Given data:
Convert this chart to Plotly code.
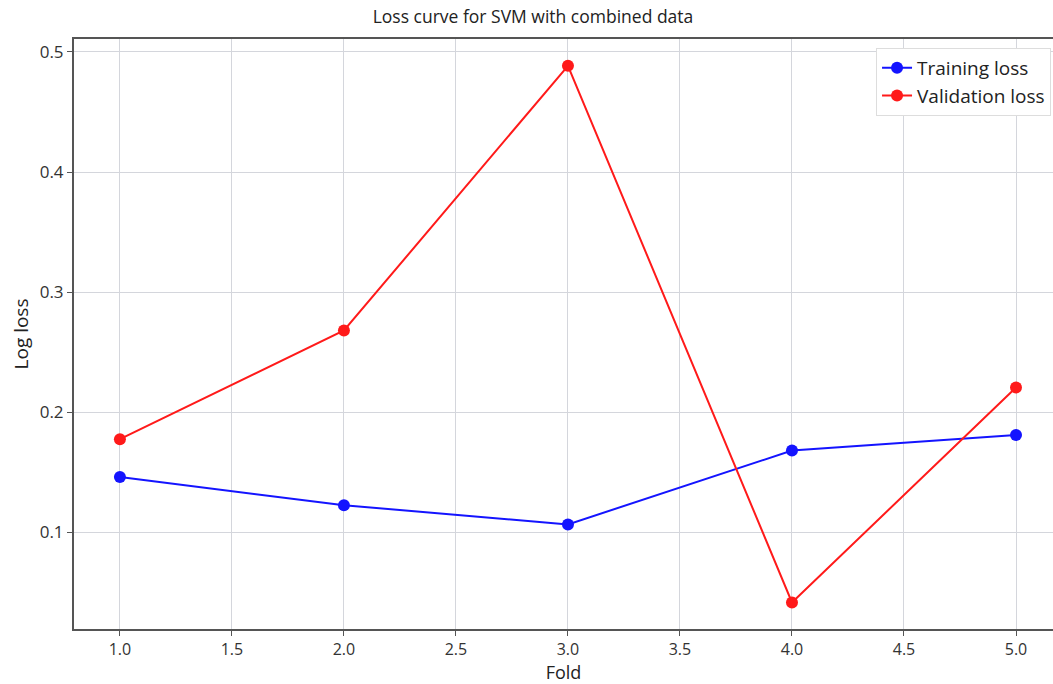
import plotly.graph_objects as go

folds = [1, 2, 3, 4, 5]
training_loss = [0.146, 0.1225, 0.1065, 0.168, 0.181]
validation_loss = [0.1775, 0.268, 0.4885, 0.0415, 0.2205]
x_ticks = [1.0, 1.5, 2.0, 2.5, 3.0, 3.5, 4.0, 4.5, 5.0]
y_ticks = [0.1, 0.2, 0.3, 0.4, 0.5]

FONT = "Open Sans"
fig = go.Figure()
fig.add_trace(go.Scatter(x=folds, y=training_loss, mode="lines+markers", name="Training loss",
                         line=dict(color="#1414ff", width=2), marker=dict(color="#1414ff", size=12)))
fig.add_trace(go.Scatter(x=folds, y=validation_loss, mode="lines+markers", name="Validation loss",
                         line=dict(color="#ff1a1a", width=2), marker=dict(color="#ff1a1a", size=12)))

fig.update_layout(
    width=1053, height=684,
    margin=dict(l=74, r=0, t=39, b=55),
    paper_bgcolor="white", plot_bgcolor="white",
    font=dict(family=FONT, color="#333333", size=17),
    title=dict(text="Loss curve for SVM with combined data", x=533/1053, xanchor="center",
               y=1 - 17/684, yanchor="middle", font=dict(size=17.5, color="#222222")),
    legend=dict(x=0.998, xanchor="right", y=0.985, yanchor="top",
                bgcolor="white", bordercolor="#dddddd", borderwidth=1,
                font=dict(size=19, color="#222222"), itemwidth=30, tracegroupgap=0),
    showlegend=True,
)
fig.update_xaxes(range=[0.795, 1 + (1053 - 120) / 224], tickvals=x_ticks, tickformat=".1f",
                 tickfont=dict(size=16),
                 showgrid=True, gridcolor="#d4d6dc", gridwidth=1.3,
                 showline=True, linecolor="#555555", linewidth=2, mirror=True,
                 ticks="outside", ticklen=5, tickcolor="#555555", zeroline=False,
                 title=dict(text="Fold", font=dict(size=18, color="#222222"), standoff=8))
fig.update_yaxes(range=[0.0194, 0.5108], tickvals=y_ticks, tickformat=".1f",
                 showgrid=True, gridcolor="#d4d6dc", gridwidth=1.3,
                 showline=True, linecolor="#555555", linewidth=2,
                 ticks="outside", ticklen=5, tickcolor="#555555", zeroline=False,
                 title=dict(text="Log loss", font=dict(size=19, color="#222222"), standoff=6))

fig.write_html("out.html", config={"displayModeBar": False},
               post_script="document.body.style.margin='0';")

Exercise: Copy nothing but the lines from the top of the data down to the line containing "y_ticks = [0.1, 0.2, 0.3, 0.4, 0.5]", and leave the pictures out.

The solution:
Convert this chart to Plotly code.
import plotly.graph_objects as go

folds = [1, 2, 3, 4, 5]
training_loss = [0.146, 0.1225, 0.1065, 0.168, 0.181]
validation_loss = [0.1775, 0.268, 0.4885, 0.0415, 0.2205]
x_ticks = [1.0, 1.5, 2.0, 2.5, 3.0, 3.5, 4.0, 4.5, 5.0]
y_ticks = [0.1, 0.2, 0.3, 0.4, 0.5]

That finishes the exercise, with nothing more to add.